Work required
Take the material and output all of it exactly.

Recorded data

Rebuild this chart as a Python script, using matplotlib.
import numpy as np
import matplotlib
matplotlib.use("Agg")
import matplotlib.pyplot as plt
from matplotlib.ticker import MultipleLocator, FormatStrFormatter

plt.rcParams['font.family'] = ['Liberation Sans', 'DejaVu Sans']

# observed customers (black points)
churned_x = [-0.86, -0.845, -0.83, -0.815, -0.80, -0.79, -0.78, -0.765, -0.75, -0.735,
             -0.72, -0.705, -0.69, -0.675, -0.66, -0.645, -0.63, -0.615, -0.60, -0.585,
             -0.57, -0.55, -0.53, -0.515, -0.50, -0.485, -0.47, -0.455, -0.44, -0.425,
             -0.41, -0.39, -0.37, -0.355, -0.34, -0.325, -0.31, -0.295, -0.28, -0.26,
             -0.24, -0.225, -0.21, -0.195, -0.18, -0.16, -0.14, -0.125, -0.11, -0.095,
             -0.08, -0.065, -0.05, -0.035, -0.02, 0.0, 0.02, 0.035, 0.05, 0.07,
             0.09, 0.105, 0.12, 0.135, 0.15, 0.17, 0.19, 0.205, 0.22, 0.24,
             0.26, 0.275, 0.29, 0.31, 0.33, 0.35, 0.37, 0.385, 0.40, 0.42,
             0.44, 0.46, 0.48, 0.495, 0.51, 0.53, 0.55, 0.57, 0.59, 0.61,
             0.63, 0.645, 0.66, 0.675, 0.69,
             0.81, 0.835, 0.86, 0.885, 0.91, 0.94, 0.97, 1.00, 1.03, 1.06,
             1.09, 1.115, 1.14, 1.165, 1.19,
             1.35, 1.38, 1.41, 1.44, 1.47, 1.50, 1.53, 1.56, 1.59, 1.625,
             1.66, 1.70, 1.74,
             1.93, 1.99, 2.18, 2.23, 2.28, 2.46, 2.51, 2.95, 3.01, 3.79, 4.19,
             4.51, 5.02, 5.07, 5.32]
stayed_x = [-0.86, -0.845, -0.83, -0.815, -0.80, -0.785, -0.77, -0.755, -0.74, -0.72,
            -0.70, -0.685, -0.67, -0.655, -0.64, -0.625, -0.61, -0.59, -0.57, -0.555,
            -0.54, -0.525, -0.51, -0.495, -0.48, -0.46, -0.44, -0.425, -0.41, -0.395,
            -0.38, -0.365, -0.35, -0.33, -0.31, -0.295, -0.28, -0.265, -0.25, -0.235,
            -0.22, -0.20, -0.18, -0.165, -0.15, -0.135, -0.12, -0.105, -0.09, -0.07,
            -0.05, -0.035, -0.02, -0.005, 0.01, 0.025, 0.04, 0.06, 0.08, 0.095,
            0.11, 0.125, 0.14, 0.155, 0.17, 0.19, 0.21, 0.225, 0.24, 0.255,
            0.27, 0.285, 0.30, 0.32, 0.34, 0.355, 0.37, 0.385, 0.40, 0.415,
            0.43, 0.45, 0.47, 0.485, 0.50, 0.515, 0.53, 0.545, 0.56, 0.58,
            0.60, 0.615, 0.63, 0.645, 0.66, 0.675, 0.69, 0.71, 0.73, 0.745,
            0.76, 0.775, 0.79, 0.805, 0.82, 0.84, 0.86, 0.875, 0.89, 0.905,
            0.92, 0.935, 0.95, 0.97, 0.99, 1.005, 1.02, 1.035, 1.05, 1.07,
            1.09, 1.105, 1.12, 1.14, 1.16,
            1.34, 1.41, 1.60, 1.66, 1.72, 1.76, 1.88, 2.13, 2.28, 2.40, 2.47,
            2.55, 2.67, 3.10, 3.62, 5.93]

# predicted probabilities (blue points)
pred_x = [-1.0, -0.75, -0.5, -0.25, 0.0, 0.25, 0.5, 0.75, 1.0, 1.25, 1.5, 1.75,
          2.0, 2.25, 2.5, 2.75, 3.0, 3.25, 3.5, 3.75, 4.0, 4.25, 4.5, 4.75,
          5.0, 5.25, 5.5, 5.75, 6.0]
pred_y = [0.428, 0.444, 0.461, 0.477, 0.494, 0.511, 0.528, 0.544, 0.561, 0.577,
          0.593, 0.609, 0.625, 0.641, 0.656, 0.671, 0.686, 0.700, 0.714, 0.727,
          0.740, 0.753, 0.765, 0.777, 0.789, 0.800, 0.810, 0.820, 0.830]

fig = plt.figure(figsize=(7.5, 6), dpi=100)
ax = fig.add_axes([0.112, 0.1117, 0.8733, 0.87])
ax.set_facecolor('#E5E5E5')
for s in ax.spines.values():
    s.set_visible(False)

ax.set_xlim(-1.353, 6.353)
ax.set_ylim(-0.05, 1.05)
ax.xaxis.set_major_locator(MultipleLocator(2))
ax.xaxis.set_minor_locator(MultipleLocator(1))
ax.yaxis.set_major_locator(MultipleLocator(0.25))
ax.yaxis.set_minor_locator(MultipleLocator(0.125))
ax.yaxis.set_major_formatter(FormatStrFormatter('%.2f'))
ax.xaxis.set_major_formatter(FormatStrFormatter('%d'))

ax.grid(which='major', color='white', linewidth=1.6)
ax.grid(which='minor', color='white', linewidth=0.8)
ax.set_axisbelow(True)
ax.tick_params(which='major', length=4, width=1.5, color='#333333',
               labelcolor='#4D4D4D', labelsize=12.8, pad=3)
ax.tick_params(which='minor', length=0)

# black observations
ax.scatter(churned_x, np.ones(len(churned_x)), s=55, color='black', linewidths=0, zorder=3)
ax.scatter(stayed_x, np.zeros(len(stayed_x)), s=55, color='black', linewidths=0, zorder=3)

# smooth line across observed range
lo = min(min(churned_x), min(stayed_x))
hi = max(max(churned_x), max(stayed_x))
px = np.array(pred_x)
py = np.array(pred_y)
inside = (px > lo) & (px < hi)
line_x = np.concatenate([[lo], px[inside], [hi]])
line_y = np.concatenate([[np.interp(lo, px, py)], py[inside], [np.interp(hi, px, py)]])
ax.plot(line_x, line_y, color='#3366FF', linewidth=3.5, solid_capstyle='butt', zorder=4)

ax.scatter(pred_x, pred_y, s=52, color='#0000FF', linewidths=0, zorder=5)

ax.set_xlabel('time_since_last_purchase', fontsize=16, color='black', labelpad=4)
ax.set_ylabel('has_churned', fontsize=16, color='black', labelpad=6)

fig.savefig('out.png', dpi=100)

Response
Rebuild this chart as a Python script, using matplotlib.
import numpy as np
import matplotlib
matplotlib.use("Agg")
import matplotlib.pyplot as plt
from matplotlib.ticker import MultipleLocator, FormatStrFormatter

plt.rcParams['font.family'] = ['Liberation Sans', 'DejaVu Sans']

# observed customers (black points)
churned_x = [-0.86, -0.845, -0.83, -0.815, -0.80, -0.79, -0.78, -0.765, -0.75, -0.735,
             -0.72, -0.705, -0.69, -0.675, -0.66, -0.645, -0.63, -0.615, -0.60, -0.585,
             -0.57, -0.55, -0.53, -0.515, -0.50, -0.485, -0.47, -0.455, -0.44, -0.425,
             -0.41, -0.39, -0.37, -0.355, -0.34, -0.325, -0.31, -0.295, -0.28, -0.26,
             -0.24, -0.225, -0.21, -0.195, -0.18, -0.16, -0.14, -0.125, -0.11, -0.095,
             -0.08, -0.065, -0.05, -0.035, -0.02, 0.0, 0.02, 0.035, 0.05, 0.07,
             0.09, 0.105, 0.12, 0.135, 0.15, 0.17, 0.19, 0.205, 0.22, 0.24,
             0.26, 0.275, 0.29, 0.31, 0.33, 0.35, 0.37, 0.385, 0.40, 0.42,
             0.44, 0.46, 0.48, 0.495, 0.51, 0.53, 0.55, 0.57, 0.59, 0.61,
             0.63, 0.645, 0.66, 0.675, 0.69,
             0.81, 0.835, 0.86, 0.885, 0.91, 0.94, 0.97, 1.00, 1.03, 1.06,
             1.09, 1.115, 1.14, 1.165, 1.19,
             1.35, 1.38, 1.41, 1.44, 1.47, 1.50, 1.53, 1.56, 1.59, 1.625,
             1.66, 1.70, 1.74,
             1.93, 1.99, 2.18, 2.23, 2.28, 2.46, 2.51, 2.95, 3.01, 3.79, 4.19,
             4.51, 5.02, 5.07, 5.32]
stayed_x = [-0.86, -0.845, -0.83, -0.815, -0.80, -0.785, -0.77, -0.755, -0.74, -0.72,
            -0.70, -0.685, -0.67, -0.655, -0.64, -0.625, -0.61, -0.59, -0.57, -0.555,
            -0.54, -0.525, -0.51, -0.495, -0.48, -0.46, -0.44, -0.425, -0.41, -0.395,
            -0.38, -0.365, -0.35, -0.33, -0.31, -0.295, -0.28, -0.265, -0.25, -0.235,
            -0.22, -0.20, -0.18, -0.165, -0.15, -0.135, -0.12, -0.105, -0.09, -0.07,
            -0.05, -0.035, -0.02, -0.005, 0.01, 0.025, 0.04, 0.06, 0.08, 0.095,
            0.11, 0.125, 0.14, 0.155, 0.17, 0.19, 0.21, 0.225, 0.24, 0.255,
            0.27, 0.285, 0.30, 0.32, 0.34, 0.355, 0.37, 0.385, 0.40, 0.415,
            0.43, 0.45, 0.47, 0.485, 0.50, 0.515, 0.53, 0.545, 0.56, 0.58,
            0.60, 0.615, 0.63, 0.645, 0.66, 0.675, 0.69, 0.71, 0.73, 0.745,
            0.76, 0.775, 0.79, 0.805, 0.82, 0.84, 0.86, 0.875, 0.89, 0.905,
            0.92, 0.935, 0.95, 0.97, 0.99, 1.005, 1.02, 1.035, 1.05, 1.07,
            1.09, 1.105, 1.12, 1.14, 1.16,
            1.34, 1.41, 1.60, 1.66, 1.72, 1.76, 1.88, 2.13, 2.28, 2.40, 2.47,
            2.55, 2.67, 3.10, 3.62, 5.93]

# predicted probabilities (blue points)
pred_x = [-1.0, -0.75, -0.5, -0.25, 0.0, 0.25, 0.5, 0.75, 1.0, 1.25, 1.5, 1.75,
          2.0, 2.25, 2.5, 2.75, 3.0, 3.25, 3.5, 3.75, 4.0, 4.25, 4.5, 4.75,
          5.0, 5.25, 5.5, 5.75, 6.0]
pred_y = [0.428, 0.444, 0.461, 0.477, 0.494, 0.511, 0.528, 0.544, 0.561, 0.577,
          0.593, 0.609, 0.625, 0.641, 0.656, 0.671, 0.686, 0.700, 0.714, 0.727,
          0.740, 0.753, 0.765, 0.777, 0.789, 0.800, 0.810, 0.820, 0.830]

fig = plt.figure(figsize=(7.5, 6), dpi=100)
ax = fig.add_axes([0.112, 0.1117, 0.8733, 0.87])
ax.set_facecolor('#E5E5E5')
for s in ax.spines.values():
    s.set_visible(False)

ax.set_xlim(-1.353, 6.353)
ax.set_ylim(-0.05, 1.05)
ax.xaxis.set_major_locator(MultipleLocator(2))
ax.xaxis.set_minor_locator(MultipleLocator(1))
ax.yaxis.set_major_locator(MultipleLocator(0.25))
ax.yaxis.set_minor_locator(MultipleLocator(0.125))
ax.yaxis.set_major_formatter(FormatStrFormatter('%.2f'))
ax.xaxis.set_major_formatter(FormatStrFormatter('%d'))

ax.grid(which='major', color='white', linewidth=1.6)
ax.grid(which='minor', color='white', linewidth=0.8)
ax.set_axisbelow(True)
ax.tick_params(which='major', length=4, width=1.5, color='#333333',
               labelcolor='#4D4D4D', labelsize=12.8, pad=3)
ax.tick_params(which='minor', length=0)

# black observations
ax.scatter(churned_x, np.ones(len(churned_x)), s=55, color='black', linewidths=0, zorder=3)
ax.scatter(stayed_x, np.zeros(len(stayed_x)), s=55, color='black', linewidths=0, zorder=3)

# smooth line across observed range
lo = min(min(churned_x), min(stayed_x))
hi = max(max(churned_x), max(stayed_x))
px = np.array(pred_x)
py = np.array(pred_y)
inside = (px > lo) & (px < hi)
line_x = np.concatenate([[lo], px[inside], [hi]])
line_y = np.concatenate([[np.interp(lo, px, py)], py[inside], [np.interp(hi, px, py)]])
ax.plot(line_x, line_y, color='#3366FF', linewidth=3.5, solid_capstyle='butt', zorder=4)

ax.scatter(pred_x, pred_y, s=52, color='#0000FF', linewidths=0, zorder=5)

ax.set_xlabel('time_since_last_purchase', fontsize=16, color='black', labelpad=4)
ax.set_ylabel('has_churned', fontsize=16, color='black', labelpad=6)

fig.savefig('out.png', dpi=100)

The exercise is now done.